Polpettine con witlof e carote
Alcuni
grandissimi scrittori hanno la meravigliosa capacità di condensare in pochissime
parole concetti all’apparenza semplici ma in realtà complicatissimi e che
generalmente richiedono pagine e pagine di spiegazioni ed eruditissime
argomentazioni per poter essere non soltanto comprese bensì anche spiegate,
espresse. Leonardo Sciascia è sicuramente tra loro, così come lo è Alessandro
Manzoni e Dante Alighieri.

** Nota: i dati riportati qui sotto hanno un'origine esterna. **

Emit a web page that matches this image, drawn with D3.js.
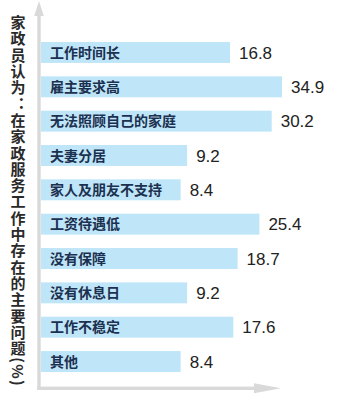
<!DOCTYPE html>
<html><head><meta charset="utf-8">
<script src="https://cdn.jsdelivr.net/npm/d3@7"></script>
<style>html,body{margin:0;padding:0;background:#fff;}svg{display:block;}</style>
</head><body>
<script>
const categories = ["工作时间长","雇主要求高","无法照顾自己的家庭","夫妻分居","家人及朋友不支持","工资待遇低","没有保障","没有休息日","工作不稳定","其他"];
const values = [16.8,34.9,30.2,9.2,8.4,25.4,18.7,9.2,17.6,8.4];
const title = "家政员认为：在家政服务工作中存在的主要问题(%)";

const W = 361, H = 400;
const svg = d3.select("body").append("svg").attr("width", W).attr("height", H);

const x = d3.scaleLog().domain([1.18, 34.9]).range([41, 282]);
const y = d3.scaleBand().domain(categories).range([42, 372]).paddingInner(0.39).paddingOuter(0);

// axes (arrows)
const axisColor = "#d9d9d9";
svg.append("rect").attr("x", 37.3).attr("y", 12).attr("width", 3.4).attr("height", 378).attr("fill", axisColor);
svg.append("path").attr("d", "M39,1 L43.8,16 L34.2,16 Z").attr("fill", axisColor);
svg.append("rect").attr("x", 37.3).attr("y", 386.6).attr("width", 220).attr("height", 3.4).attr("fill", axisColor);
svg.append("path").attr("d", "M281,388.3 L254,383.3 L254,393.3 Z").attr("fill", axisColor);

// bars
const g = svg.append("g");
g.selectAll("rect.bar").data(categories).join("rect")
  .attr("class","bar")
  .attr("x", x.range()[0])
  .attr("y", d => y(d))
  .attr("width", (d,i) => x(values[i]) - x.range()[0])
  .attr("height", y.bandwidth())
  .attr("fill", "#bee6f8");

g.selectAll("text.lab").data(categories).join("text")
  .attr("class","lab")
  .attr("x", x.range()[0] + 9)
  .attr("y", d => y(d) + y.bandwidth()/2)
  .attr("dy", "0.36em")
  .attr("font-family", "'Noto Sans CJK SC', sans-serif")
  .attr("font-weight", "bold")
  .attr("font-size", 14)
  .attr("fill", "#1c3050")
  .text(d => d);

g.selectAll("text.val").data(categories).join("text")
  .attr("class","val")
  .attr("x", (d,i) => x(values[i]) + 9)
  .attr("y", d => y(d) + y.bandwidth()/2)
  .attr("dy", "0.36em")
  .attr("font-family", "'Liberation Sans', Arial, sans-serif")
  .attr("font-size", 17)
  .attr("fill", "#222")
  .text((d,i) => values[i].toFixed(1));

// vertical title
svg.append("text")
  .attr("x", 18)
  .attr("y", 15)
  .style("writing-mode", "vertical-rl")
  .style("letter-spacing", "1.3px")
  .attr("font-family", "'Noto Sans CJK SC', sans-serif")
  .attr("font-weight", "bold")
  .attr("font-size", 15)
  .attr("fill", "#2a2a2a")
  .text(title);
</script>
</body></html>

Il grandissimo autore siciliano è capace di spiegare
tutto quello che è accaduto e continua ad accadere in Italia, in forma più o
meno diluita, utilizzando, quando ha intenzione di raccontare lentamente con
l’ausilio di esempi in non più di trenta righe, se decide di fornire
definizioni chiare e precise in neanche cinque righe ma se vuole esprimersi in
modo netto è capace di distillare millenni di società, storie, evoluzioni in
non più di due righe. Le sue frasi sono una successione non progressiva di
lampi, le parole che scrive hanno la densità della roccia più dura, inscalfibile
e la limpidezza della verità corredata da una intelligentissima quanto rara
onestà intellettuale. Egli farfuglia, sembrerebbe, e poi come se niente fosse
forgia perfezione. È inevitabile che i suoi scritti facciano pensare all’arte
italiana, a Michelangelo, a Leonardo da Vinci. Il movimento perpetuo delle
statue di Buonarroti e la assolutezza decisa, semplice e piena dello sguardo
tra l’arcangelo e la Madonna nell’Annunciazione leonardesca custodita presso gli
Uffizi di Firenze. In Todo Modo egli spiega il principio alla base della
civiltà giuridica in qualunque tempo e territorio con preziose parole, nel
momento in cui c’è la necessità della legge si ammette di essere tutti
colpevoli. È talmente ovvio da risultare incomprensibile: le persone dovrebbero
essere dotate della capacità di agire distinguendo il bene dal male, il giusto
dall’errore. Nel momento in cui gli esseri umani si riuniscono a formare delle
società più o meno complesse dovrebbero poter essere in grado di non arrecare
danno a sé stessi e agli altri eppure c’è bisogno della legge, le società
creano la legge, così come creano le religioni, i poteri forti e deboli. Non è
una necessità di narrazione, di costruzione di senso, è qualcosa che presuppone
che chiunque potrebbe essere in errore, dunque è un’ammissione di colpa
collettiva. La stessa istituzione dell’istituto legislativo è un colossale
autodafé, la necessità di darsi delle regole perché altrimenti non si è in
grado di discernere. L’amicizia, l’amore hanno delle regole non scritte, si
fondano su principi che di volta in volta vengono rimodellati in funzione degli
individui che compongono quell’unità alla base di qualunque società, delle
esigenze oggettive e soggettive e non ci sono, se non nelle medievali cronache
trobadoriche, regole scritte per i sentimenti più puri, intimi e personali. Imporre
un’amicizia o un amore è come dire non amare. Nel momento in cui le società
hanno bisogno dell’istituto legislativo, qualunque esso sia, o di quello
religioso, vuol dire che vi è una collettiva ammissione di incapacità di amare
e, fondamentalmente, di essere certi della propria onestà, per quello che
significa nelle differenti accezioni culturali, spaziali, temporali.
Questa ricetta è
ispirata alla capacità di condensare il pensiero dell’umanità intera in,
letteralmente, poche parole.
Carne di manzo e
vitella macinata al momento dal macellaio di fiducia
Indivia belga
witlof
Pane raffermo
Latte
Sale integrale
Carote
Pangrattato
finissimo fatto in casa dai Suoceri
Olio
extravergine di oliva
Burro della
Latteria sociale di Beduzzo Inferiore
Omogeneizzare il
macinato nel mixer, porlo in un recipiente, bagnare il pane nel latte tiepido,
omogeneizzarlo nel mixer, pelare e lavare le carote, sminuzzarle nel mixer
insieme alla witlof ben lavata. Unire gli ingredienti mescolandoli bene, fare
delle palline di circa 2 cm di diametro, passarle nel pangrattato, porle in una
teglia oliata, aggiungere un fiocco di burro e infornare in forno ben caldo a
180°C o 200°C per il tempo necessario alla cottura.